Amazon.com Review
Nothing is as important to Jake Conason as getting into an Ivy League law school--not his fraternity brothers, his girlfriend, his honor, or his ethics. That makes it particularly hard for the reader to care whether Jake gets away with murder--not just once, or even twice. This inauspicious debut takes the word
antihero at face value--there's nothing heroic about this golden boy gone bad, even though Lyons labors mightily to show us more than the murderous side of his character. While written competently enough, this first novel doesn't do justice to its author's narrative skills--the plotting and suspense are minimal, and the denouement less than satisfying, since we want to see Jake get his comeuppance and he never really does.
--Jane Adams
From Library Journal
First novelist Lyons takes us into the mind of Jake Conason, son of a famous Texas lawyer and a St. Louis University senior aiming for Harvard Law School.
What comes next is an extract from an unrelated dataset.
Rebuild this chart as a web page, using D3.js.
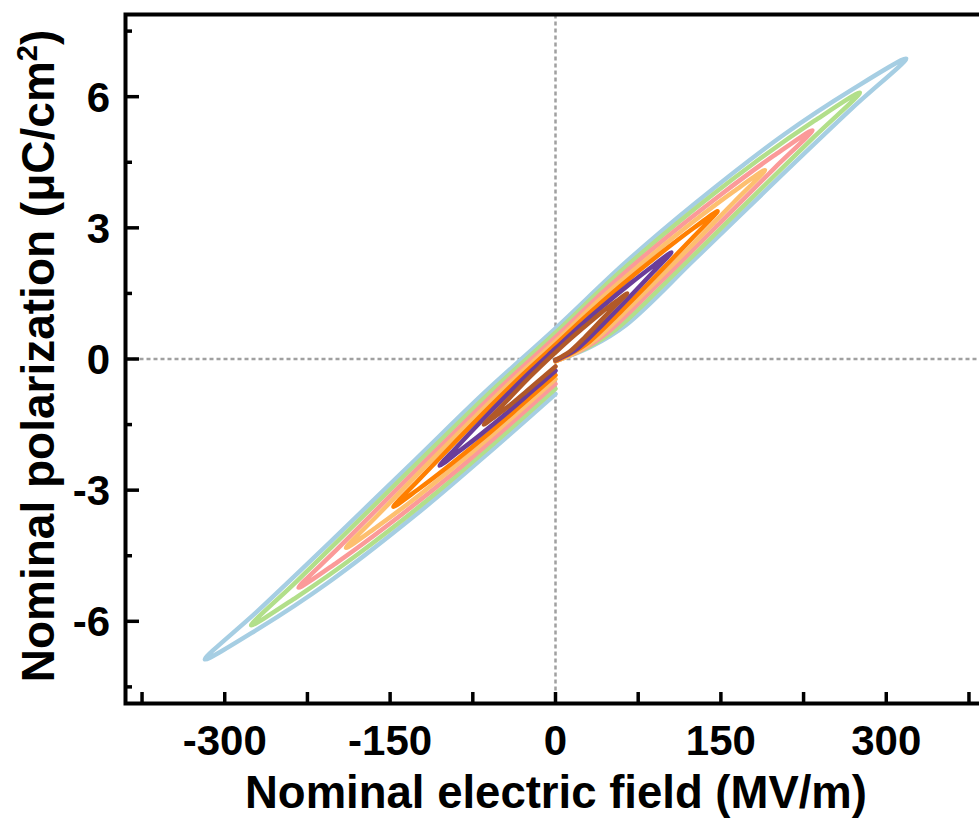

Jake is respected and admired by all-but he's also a diabolical trickster. Believing that reputation is everything, he discovers that there are no limits to what he will do to protect his image and further his ambition. If one just focuses on one's purpose, he realizes, it is surprisingly easy to destroy someone, and this thought leads to blackmail, murder, and the framing of innocent acquaintances. Like the characters in Scott Smith's A Simple Plan, Jake makes the unimaginable mundane. He ruminates on love and sin and then acts, deliberately and completely selfishly, to remove all obstacles, including his fianc e. In the end, however, he confronts a trickster who is his equal in manipulation. Lyons, who went to school in St. Louis and now works in the L.A. TV industry, presents a psychologically chilling picture of a contemporary Raskolnikov. Recommended for public and academic fiction collections.